- Exercise aim: Return each line of the data below exactly, omitting any pictures.

-- BEGIN --

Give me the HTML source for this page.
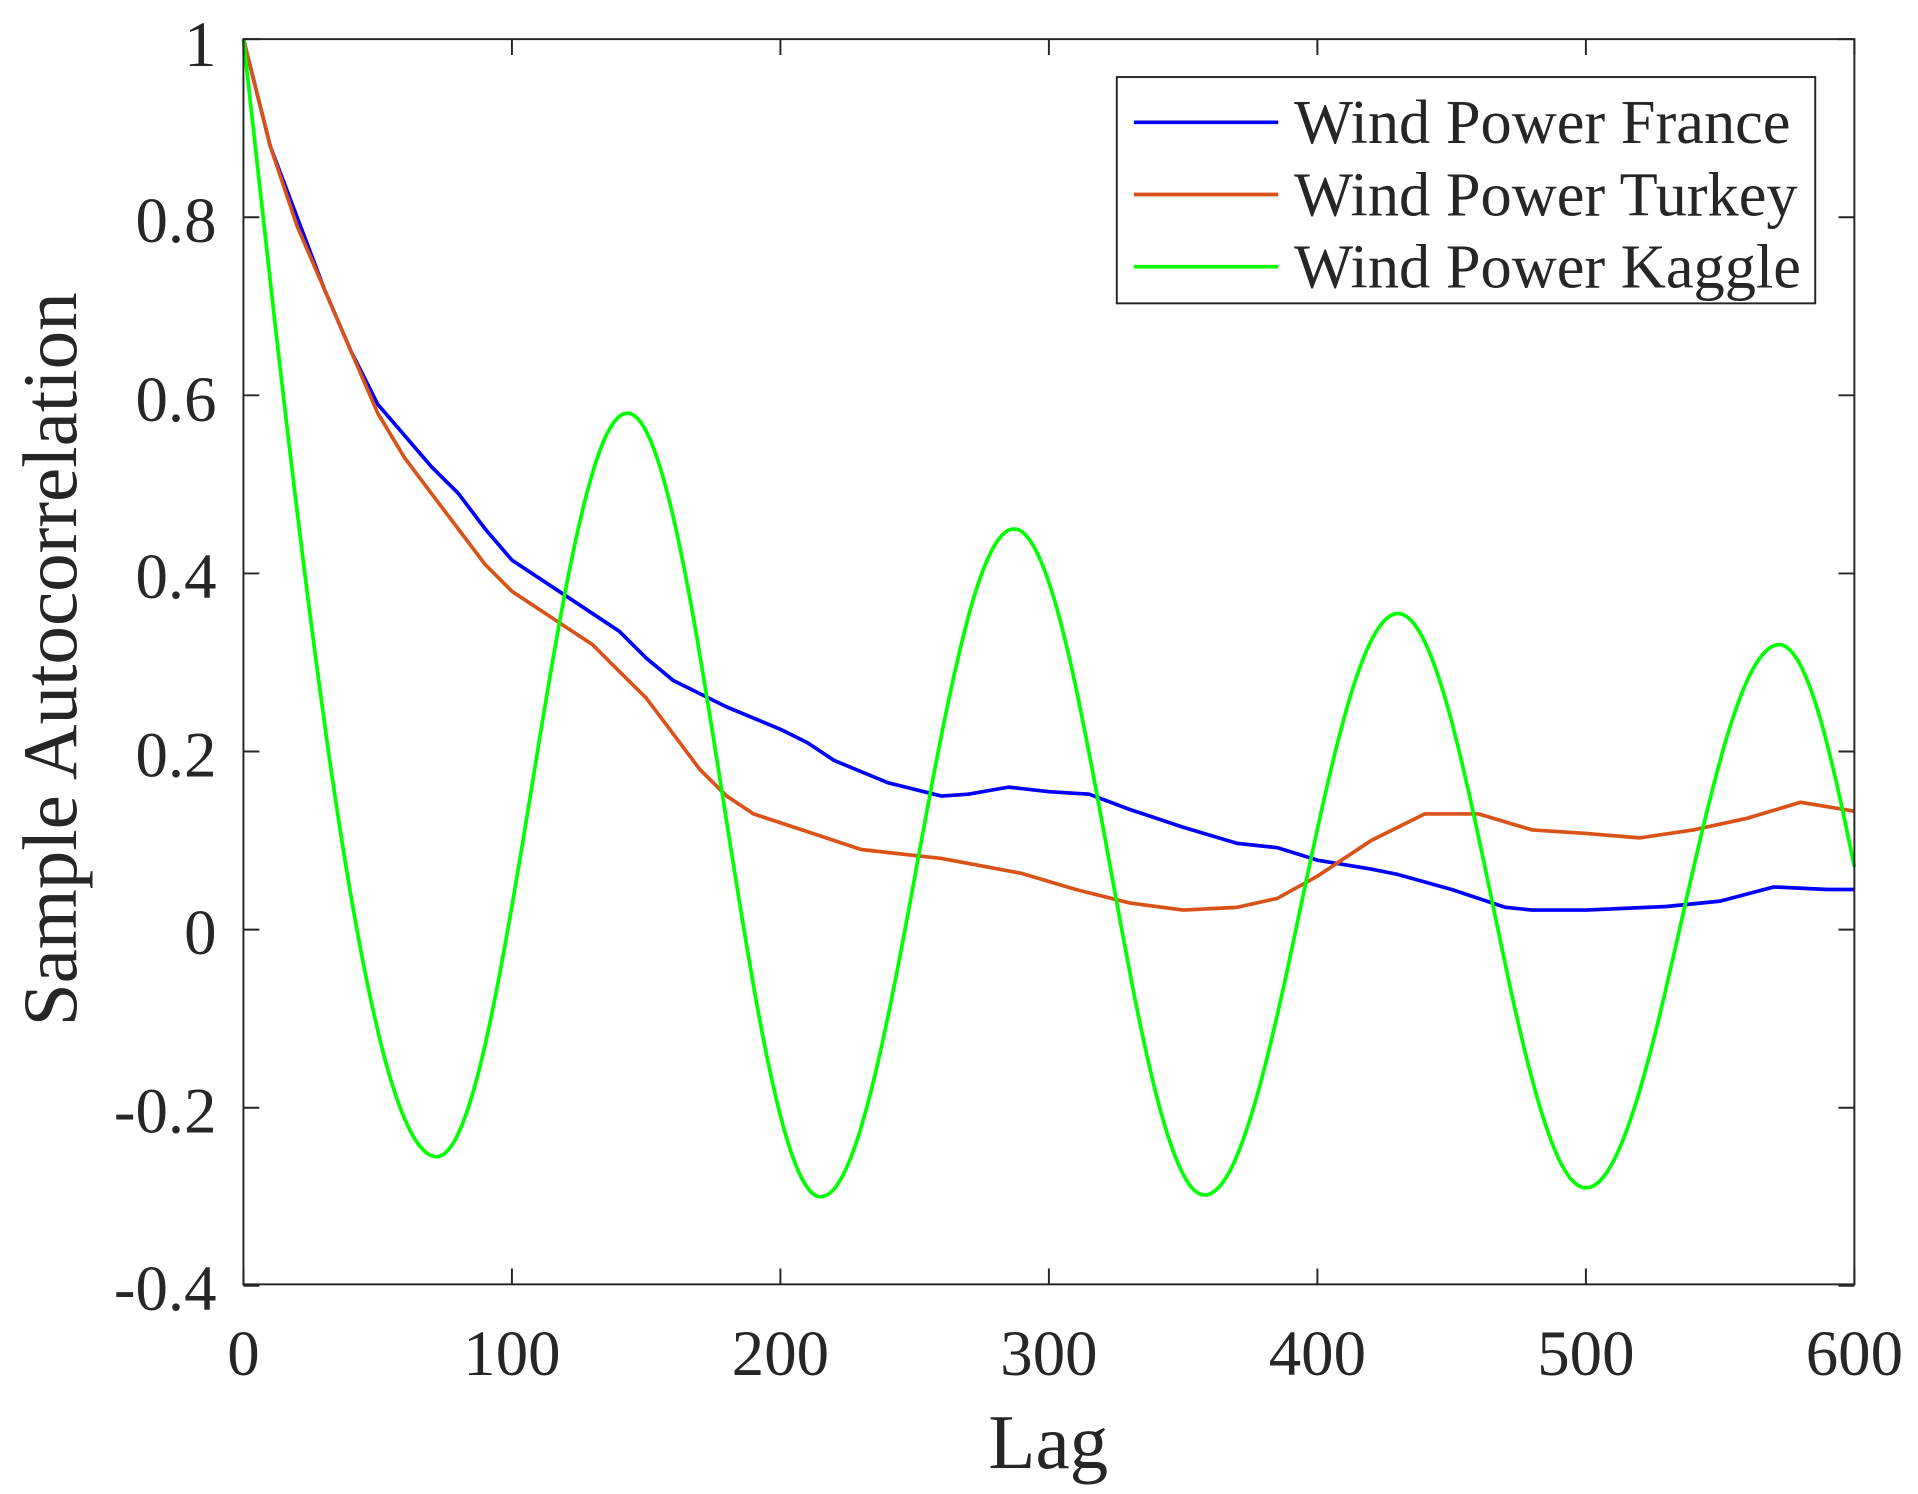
<!DOCTYPE html>
<html><head><meta charset="utf-8"><style>
html,body{margin:0;padding:0;background:#fff;}
svg{display:block;}
text{font-family:"Liberation Serif",serif;fill:#262626;}
</style></head><body>
<svg id="s" width="1918" height="1494" viewBox="0 0 1568 1221.4" xmlns="http://www.w3.org/2000/svg">
<rect x="0" y="0" width="1568" height="1222" fill="#fff"/>
<g id="plot"></g>
<rect x="199" y="32" width="1317" height="1018" fill="none" stroke="#262626" stroke-width="1.6"/>
<g id="ticks" stroke="#262626" stroke-width="1.6"></g>
<g font-size="53" text-anchor="middle">
<text x="199" y="1124">0</text><text x="418.5" y="1124">100</text><text x="638" y="1124">200</text>
<text x="857.5" y="1124">300</text><text x="1077" y="1124">400</text><text x="1296.5" y="1124">500</text><text x="1516" y="1124">600</text>
</g>
<g font-size="53" text-anchor="end">
<text x="177" y="54">1</text><text x="177" y="198">0.8</text><text x="177" y="344">0.6</text>
<text x="177" y="489">0.4</text><text x="177" y="635">0.2</text><text x="177" y="780">0</text>
<text x="177" y="926">-0.2</text><text x="177" y="1071">-0.4</text>
</g>
<text x="857" y="1200" font-size="63" text-anchor="middle">Lag</text>
<text transform="translate(62,539) rotate(-90)" font-size="63" text-anchor="middle">Sample Autocorrelation</text>
<rect x="913" y="63" width="571" height="185" fill="#fff" stroke="#262626" stroke-width="1.6"/>
<line x1="927" y1="100" x2="1045" y2="100" stroke="#0000ff" stroke-width="3"/>
<line x1="927" y1="159" x2="1045" y2="159" stroke="#d95319" stroke-width="3"/>
<line x1="927" y1="218" x2="1045" y2="218" stroke="#00ff00" stroke-width="3"/>
<g font-size="51"><text x="1058" y="117">Wind Power France</text><text x="1058" y="176">Wind Power Turkey</text><text x="1058" y="235">Wind Power Kaggle</text></g>
</svg>
<script>
var X=function(l){return 199+l*1317/600},Y=function(v){return 760-v*728};
function lin(p){var s="";for(var i=0;i<p.length;i+=2)s+=(i?"L":"M")+X(p[i]).toFixed(1)+","+Y(p[i+1]).toFixed(1);return s;}
var fr=[0,1,10,0.88,20,0.8,30,0.72,40,0.65,50,0.59,60,0.555,70,0.52,80,0.49,90,0.45,100,0.415,120,0.375,140,0.335,150,0.305,160,0.28,170,0.265,180,0.25,200,0.225,210,0.21,220,0.19,240,0.165,260,0.15,270,0.152,285,0.16,300,0.155,315,0.152,330,0.135,350,0.115,370,0.097,385,0.092,400,0.078,420,0.068,430,0.062,450,0.045,470,0.025,480,0.022,500,0.022,530,0.026,550,0.032,570,0.048,590,0.045,600,0.045];
var tu=[0,1,10,0.88,20,0.79,30,0.72,40,0.65,50,0.58,60,0.53,70,0.49,80,0.45,90,0.41,100,0.38,120,0.34,130,0.32,140,0.29,150,0.26,160,0.22,170,0.18,180,0.15,190,0.13,210,0.11,230,0.09,260,0.08,290,0.063,310,0.045,330,0.03,350,0.022,370,0.025,385,0.035,400,0.06,420,0.1,440,0.13,460,0.13,480,0.112,500,0.108,520,0.103,540,0.112,560,0.125,580,0.143,600,0.133];
var ex=[[0,1],[72,-0.255],[143,0.58],[215,-0.3],[287,0.45],[358,-0.298],[430,0.355],[500,-0.29],[572,0.32],[636,-0.3]];
var kg=[];for(var l=0;l<=600;l+=1){for(var i=0;i<ex.length-1;i++)if(l<=ex[i+1][0])break;var a=ex[i],b=ex[i+1],t=(l-a[0])/(b[0]-a[0]);
var f=(i==0)?Math.sin(Math.PI/2*t):(1-Math.cos(Math.PI*t))/2;kg.push(l,a[1]+(b[1]-a[1])*f);}
var ns="http://www.w3.org/2000/svg",g=document.getElementById("plot");
[[fr,"#0000ff"],[tu,"#d95319"],[kg,"#00ff00"]].forEach(function(d){var p=document.createElementNS(ns,"path");p.setAttribute("d",lin(d[0]));p.setAttribute("fill","none");p.setAttribute("stroke",d[1]);p.setAttribute("stroke-width","3");p.setAttribute("stroke-linejoin","round");g.appendChild(p);});
var tk=document.getElementById("ticks"),s="";
for(var k=0;k<=6;k++){var x=X(k*100);s+="M"+x+",1050V1037M"+x+",32V45";}
for(var k=0;k<=7;k++){var y=Y(1-k*0.2);s+="M199,"+y+"H212M1516,"+y+"H1503";}
var p=document.createElementNS(ns,"path");p.setAttribute("d",s);tk.appendChild(p);
</script>
</body></html>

-- END --

- Completed exercise:
Give me the HTML source for this page.
<!DOCTYPE html>
<html><head><meta charset="utf-8"><style>
html,body{margin:0;padding:0;background:#fff;}
svg{display:block;}
text{font-family:"Liberation Serif",serif;fill:#262626;}
</style></head><body>
<svg id="s" width="1918" height="1494" viewBox="0 0 1568 1221.4" xmlns="http://www.w3.org/2000/svg">
<rect x="0" y="0" width="1568" height="1222" fill="#fff"/>
<g id="plot"></g>
<rect x="199" y="32" width="1317" height="1018" fill="none" stroke="#262626" stroke-width="1.6"/>
<g id="ticks" stroke="#262626" stroke-width="1.6"></g>
<g font-size="53" text-anchor="middle">
<text x="199" y="1124">0</text><text x="418.5" y="1124">100</text><text x="638" y="1124">200</text>
<text x="857.5" y="1124">300</text><text x="1077" y="1124">400</text><text x="1296.5" y="1124">500</text><text x="1516" y="1124">600</text>
</g>
<g font-size="53" text-anchor="end">
<text x="177" y="54">1</text><text x="177" y="198">0.8</text><text x="177" y="344">0.6</text>
<text x="177" y="489">0.4</text><text x="177" y="635">0.2</text><text x="177" y="780">0</text>
<text x="177" y="926">-0.2</text><text x="177" y="1071">-0.4</text>
</g>
<text x="857" y="1200" font-size="63" text-anchor="middle">Lag</text>
<text transform="translate(62,539) rotate(-90)" font-size="63" text-anchor="middle">Sample Autocorrelation</text>
<rect x="913" y="63" width="571" height="185" fill="#fff" stroke="#262626" stroke-width="1.6"/>
<line x1="927" y1="100" x2="1045" y2="100" stroke="#0000ff" stroke-width="3"/>
<line x1="927" y1="159" x2="1045" y2="159" stroke="#d95319" stroke-width="3"/>
<line x1="927" y1="218" x2="1045" y2="218" stroke="#00ff00" stroke-width="3"/>
<g font-size="51"><text x="1058" y="117">Wind Power France</text><text x="1058" y="176">Wind Power Turkey</text><text x="1058" y="235">Wind Power Kaggle</text></g>
</svg>
<script>
var X=function(l){return 199+l*1317/600},Y=function(v){return 760-v*728};
function lin(p){var s="";for(var i=0;i<p.length;i+=2)s+=(i?"L":"M")+X(p[i]).toFixed(1)+","+Y(p[i+1]).toFixed(1);return s;}
var fr=[0,1,10,0.88,20,0.8,30,0.72,40,0.65,50,0.59,60,0.555,70,0.52,80,0.49,90,0.45,100,0.415,120,0.375,140,0.335,150,0.305,160,0.28,170,0.265,180,0.25,200,0.225,210,0.21,220,0.19,240,0.165,260,0.15,270,0.152,285,0.16,300,0.155,315,0.152,330,0.135,350,0.115,370,0.097,385,0.092,400,0.078,420,0.068,430,0.062,450,0.045,470,0.025,480,0.022,500,0.022,530,0.026,550,0.032,570,0.048,590,0.045,600,0.045];
var tu=[0,1,10,0.88,20,0.79,30,0.72,40,0.65,50,0.58,60,0.53,70,0.49,80,0.45,90,0.41,100,0.38,120,0.34,130,0.32,140,0.29,150,0.26,160,0.22,170,0.18,180,0.15,190,0.13,210,0.11,230,0.09,260,0.08,290,0.063,310,0.045,330,0.03,350,0.022,370,0.025,385,0.035,400,0.06,420,0.1,440,0.13,460,0.13,480,0.112,500,0.108,520,0.103,540,0.112,560,0.125,580,0.143,600,0.133];
var ex=[[0,1],[72,-0.255],[143,0.58],[215,-0.3],[287,0.45],[358,-0.298],[430,0.355],[500,-0.29],[572,0.32],[636,-0.3]];
var kg=[];for(var l=0;l<=600;l+=1){for(var i=0;i<ex.length-1;i++)if(l<=ex[i+1][0])break;var a=ex[i],b=ex[i+1],t=(l-a[0])/(b[0]-a[0]);
var f=(i==0)?Math.sin(Math.PI/2*t):(1-Math.cos(Math.PI*t))/2;kg.push(l,a[1]+(b[1]-a[1])*f);}
var ns="http://www.w3.org/2000/svg",g=document.getElementById("plot");
[[fr,"#0000ff"],[tu,"#d95319"],[kg,"#00ff00"]].forEach(function(d){var p=document.createElementNS(ns,"path");p.setAttribute("d",lin(d[0]));p.setAttribute("fill","none");p.setAttribute("stroke",d[1]);p.setAttribute("stroke-width","3");p.setAttribute("stroke-linejoin","round");g.appendChild(p);});
var tk=document.getElementById("ticks"),s="";
for(var k=0;k<=6;k++){var x=X(k*100);s+="M"+x+",1050V1037M"+x+",32V45";}
for(var k=0;k<=7;k++){var y=Y(1-k*0.2);s+="M199,"+y+"H212M1516,"+y+"H1503";}
var p=document.createElementNS(ns,"path");p.setAttribute("d",s);tk.appendChild(p);
</script>
</body></html>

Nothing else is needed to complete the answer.